The One Number That Matters Most: Real Wages

Increasing inflation means that real income is down for many Americans. (Photo by Robert Nickelsberg/Getty Images)

Dumb ideas can be important, and falsehoods can be more powerful than facts, especially when it comes to shaping popular culture and broad social attitudes. That sounds simultaneously vague and grandiose, I know: What I mean to emphasize here is that the connection Americans make between which party’s politicians hold the balance of political power (especially the presidency) and the state of the economy at any given moment wildly exaggerates the connection between those things, and often descends into something indistinguishable from superstition, even idolatry. If the rains don’t fall and the cattle aren’t fecund, it is because the divine priest-king has failed to properly propitiate the gods of abundance; if nominal GDP growth is outpaced by inflation as measured by the CPI … 

You know how that goes. 

I do not like to make election predictions and am not very good at it. (Even worse, my method of prediction isn’t very entertaining! My general read is that the people who are significantly ahead in the polls on Election Day will usually win but sometimes lose, and that the races that are close will be close.
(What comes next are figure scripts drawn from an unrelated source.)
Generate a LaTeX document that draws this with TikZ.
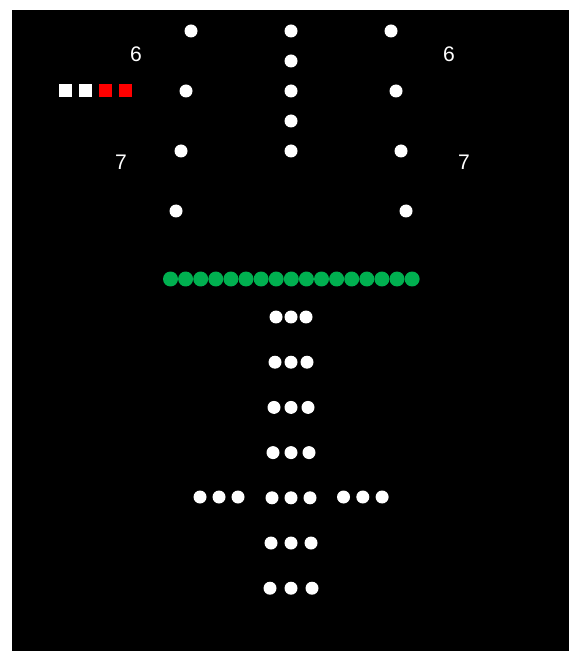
\documentclass[tikz,border=0pt]{standalone}
\usepackage{fontspec}
\setmainfont{Liberation Sans}
\definecolor{markgreen}{RGB}{0,176,80}
\begin{document}
\begin{tikzpicture}[x=0.02cm, y=-0.02cm, font=\fontsize{12}{14}\selectfont,
    wdot/.style={circle, fill=white, inner sep=0pt, minimum size=0.26cm},
    gdot/.style={circle, fill=markgreen, inner sep=0pt, minimum size=0.3cm},
    sq/.style={fill=#1, inner sep=0pt, minimum size=0.26cm},
    num/.style={text=white, inner sep=0pt}]
    % Background
    \useasboundingbox (0,0) rectangle (571,651);
    \fill[white] (0,0) rectangle (571,651);
    \fill[black] (12,10) rectangle (569,651);

    % Centre column
    \foreach \i/\y in {1/31,2/61,3/91,4/121,5/151}
        \node[wdot] (mid-\i) at (291,\y) {};

    % Side arms
    \foreach \i/\dx/\y in {1/100/31,2/105/91,3/110/151,4/115/211} {
        \node[wdot] (left-\i) at (291-\dx,\y) {};
        \node[wdot] (right-\i) at (291+\dx,\y) {};
    }

    % Numbers
    \node[num] (six-l) at (136,54) {6};
    \node[num] (six-r) at (449,54) {6};
    \node[num] (seven-l) at (121,162) {7};
    \node[num] (seven-r) at (464,162) {7};

    % Squares
    \foreach \i/\x/\c in {1/65/white,2/85/white,3/105/red,4/125/red}
        \node[sq=\c] (sq-\i) at (\x,91) {};

    % Green bar
    \foreach \i in {0,...,16}
        \node[gdot] (bar-\i) at (170.5+15.1*\i,279) {};

    % Rows of three
    \foreach \k in {0,...,6} {
        \pgfmathsetmacro\sp{15+\k}
        \foreach \j in {1,2,3}
            \node[wdot] (row-\k-\j) at (291+\j*\sp-2*\sp,317+45.2*\k) {};
    }

    % Side groups
    \foreach \j in {0,1,2} {
        \node[wdot] (side-l-\j) at (200+19*\j,497) {};
        \node[wdot] (side-r-\j) at (343.5+19.3*\j,497) {};
    }
\end{tikzpicture}
\end{document}
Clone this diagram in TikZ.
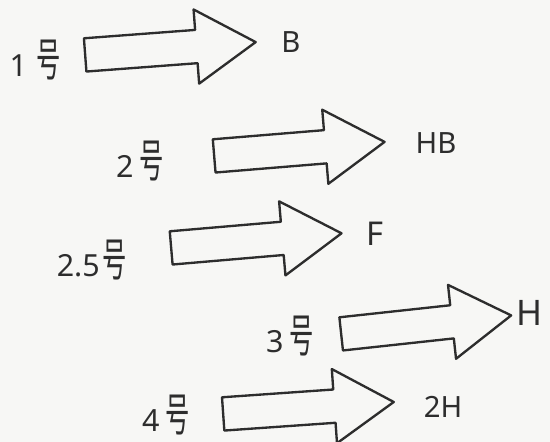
\documentclass[tikz,border=0pt]{standalone}
\usepackage{fontspec}
\usepackage{graphicx}
\setmainfont{Noto Sans}
\newfontfamily\cjk{Noto Sans CJK SC}
\usetikzlibrary{shapes.arrows}
\definecolor{pencil}{RGB}{45,45,45}
\definecolor{paper}{RGB}{247,247,245}
\newcommand{\hao}{\scalebox{0.8}[1.5]{\cjk 号}}
\tikzset{
  bigarrow/.style={draw=pencil, line width=2pt, line join=round, single arrow,
                   single arrow tip angle=64, single arrow head extend=0.615cm,
                   single arrow head indent=0pt, minimum height=5.13cm, minimum width=0pt,
                   inner xsep=0pt, inner ysep=0.465cm, anchor=tail},
  grade/.style={font=\fontsize{25}{29}\selectfont, text=pencil, inner sep=0pt},
  size/.style={font=\fontsize{26}{30}\selectfont, text=pencil, inner sep=0pt},
}
\begin{document}
\begin{tikzpicture}[x=0.03cm, y=-0.03cm]
\useasboundingbox[fill=paper] (0,0) rectangle (550,442);

% 1
\node[size] (s1) at (35,60) {1\hspace{0.3em}\hao};
\node[bigarrow, rotate=4.3] (a1) at (84,55) {};
\node[grade] (g1) at (291,42) {B};

% 2
\node[size] (s2) at (140,161) {2\hspace{0.2em}\hao};
\node[bigarrow, rotate=4.7] (a2) at (213,156) {};
\node[grade] (g2) at (436,143) {HB};

% 2.5
\node[size] (s3) at (92,260) {2.5\hspace{0.1em}\hao};
\node[bigarrow, rotate=4.9] (a3) at (170,248) {};
\node[grade, font=\fontsize{28}{32}\selectfont] (g3) at (375,234) {F};

% 3
\node[size] (s4) at (290,336) {3\hspace{0.2em}\hao};
\node[bigarrow, rotate=6.2] (a4) at (340,334) {};
\node[grade, font=\fontsize{30}{34}\selectfont] (g4) at (530,313) {H};

% 4
\node[size] (s5) at (166,415) {4\hspace{0.2em}\hao};
\node[bigarrow, rotate=4] (a5) at (222,414) {};
\node[grade] (g5) at (443,407) {2H};

\end{tikzpicture}
\end{document}
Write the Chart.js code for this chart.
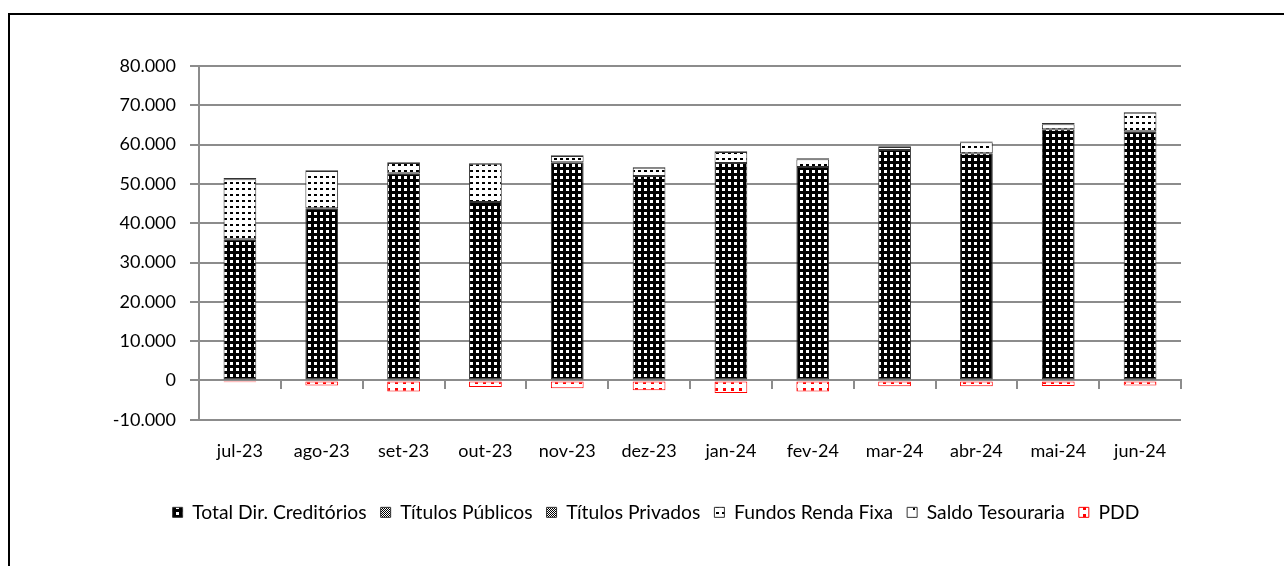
<!DOCTYPE html>
<html>
<head>
<meta charset="utf-8">
<script src="https://cdn.jsdelivr.net/npm/chart.js@4.4.1/dist/chart.umd.min.js"></script>
<style>
  html, body { margin: 0; padding: 0; background: #fff; overflow: hidden; }
  #frame { position: absolute; left: 8px; top: 13px; width: 2000px; height: 2000px; border-left: 2px solid #000; border-top: 2px solid #000; }
  #chart { position: absolute; left: 0; top: 0; }
</style>
</head>
<body>
<div id="frame"></div>
<canvas id="chart" width="1284" height="566"></canvas>
<script>
const MONTHS = ['jul-23', 'ago-23', 'set-23', 'out-23', 'nov-23', 'dez-23', 'jan-24', 'fev-24', 'mar-24', 'abr-24', 'mai-24', 'jun-24'];
const TOTAL_DIR = [35900, 43800, 52700, 45400, 55500, 52000, 55300, 54300, 58600, 57800, 63900, 63400];
const TIT_PUBLICOS = [0, 0, 0, 0, 0, 0, 0, 0, 0, 0, 0, 0];
const TIT_PRIVADOS = [0, 0, 0, 0, 0, 0, 0, 0, 0, 0, 0, 0];
const FUNDOS_RF = [15300, 9500, 2600, 9700, 1600, 2100, 2800, 2000, 800, 2800, 1300, 4700];
const SALDO_TES = [300, 200, 200, 200, 200, 200, 200, 200, 200, 200, 300, 200];
const PDD = [-500, -1300, -2800, -1700, -2000, -2500, -3200, -2800, -1500, -1500, -1400, -1300];
const Y_TICKS = [-10000, 0, 10000, 20000, 30000, 40000, 50000, 60000, 70000, 80000];

const FONT = 'Lato';
const GRID = '#8c8c8c';

// small canvas tiles used as fill patterns
function makePattern(w, h, bg, fg, dots) {
  const c = document.createElement('canvas');
  c.width = w; c.height = h;
  const g = c.getContext('2d');
  g.fillStyle = bg;
  g.fillRect(0, 0, w, h);
  g.fillStyle = fg;
  dots.forEach(d => g.fillRect(d[0], d[1], d[2], d[3]));
  return g.createPattern(c, 'repeat');
}

const ctx = document.getElementById('chart').getContext('2d');

const patTotal = makePattern(6, 6, '#000', '#fff', [[2, 2, 3, 3]]);
const patChecker = makePattern(2, 2, '#fff', '#000', [[0, 0, 1, 1], [1, 1, 1, 1]]);
const patFundos = makePattern(6, 6, '#fff', '#000', [[2, 2, 3, 2]]);
const patSaldo = makePattern(9, 9, '#fff', '#000', [[4, 4, 2, 2]]);
const patPdd = makePattern(8, 7, '#fff', '#ff0000', [[3, 3, 3, 3]]);

function ds(label, data, fill, border) {
  return {
    label,
    data,
    backgroundColor: fill,
    borderColor: border,
    borderWidth: 1,
    borderSkipped: false,
    barPercentage: 0.4,
    categoryPercentage: 1,
  };
}

new Chart(ctx, {
  type: 'bar',
  data: {
    labels: MONTHS,
    datasets: [
      ds('Total Dir. Creditórios', TOTAL_DIR, patTotal, '#333'),
      ds('Títulos Públicos', TIT_PUBLICOS, patChecker, '#333'),
      ds('Títulos Privados', TIT_PRIVADOS, patChecker, '#333'),
      ds('Fundos Renda Fixa', FUNDOS_RF, patFundos, '#333'),
      ds('Saldo Tesouraria', SALDO_TES, patSaldo, '#333'),
      ds('PDD', PDD, patPdd, '#ff0000'),
    ],
  },
  options: {
    responsive: false,
    animation: false,
    devicePixelRatio: 1,
    layout: { padding: { left: 28, right: 0, top: 66, bottom: 34 } },
    plugins: {
      tooltip: { enabled: false },
      legend: {
        position: 'bottom',
        labels: {
          boxWidth: 10,
          boxHeight: 10,
          padding: 14,
          color: '#000',
          font: { family: FONT, size: 19.3 },
        },
      },
    },
    scales: {
      x: {
        stacked: true,
        grid: { display: false, drawTicks: false },
        border: { display: false },
        ticks: { color: '#000', padding: 21, font: { family: FONT, size: 18 } },
        afterFit: (s) => { s.height = 69; },
      },
      x0: {
        type: 'category',
        position: { y: 0 },
        offset: true,
        grid: { offset: true, drawOnChartArea: false, tickLength: 8, color: GRID, lineWidth: 2 },
        border: { display: true, color: GRID, width: 2 },
        ticks: { display: false },
      },
      y: {
        stacked: true,
        min: -10000,
        max: 80000,
        afterBuildTicks: (s) => { s.ticks = Y_TICKS.map(v => ({ value: v })); },
        afterFit: (s) => { s.width = 171; },
        grid: { color: GRID, lineWidth: 2, tickLength: 9 },
        border: { display: true, color: GRID, width: 2 },
        ticks: {
          color: '#000',
          padding: 14,
          font: { family: FONT, size: 18 },
          callback: (v) => v.toLocaleString('pt-BR'),
        },
      },
      // empty spacer on the right so the legend stays centred on the frame
      yRight: {
        position: 'right',
        grid: { display: false },
        border: { display: false },
        ticks: { display: false },
        afterFit: (s) => { s.width = 103; },
      },
    },
  },
});
</script>
</body>
</html>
There’s rank punditry, and then there’s stale punditry.) But this time around, the big trend is staring us straight in the face, and there isn’t any great mystery about the political vectors of 2022: Real wages have been declining—in fact, Americans have taken their biggest inflation-adjusted pay cut in about a quarter-century—and Democrats from Joe Biden on down are going to be blamed for that. 

Americans’ real incomes were down 3.4 percent year-over-year as of September. And that is when incumbents get punished. How much are Democrats to be blamed for the current state of the economy? It’s a fair question, but a complicated one.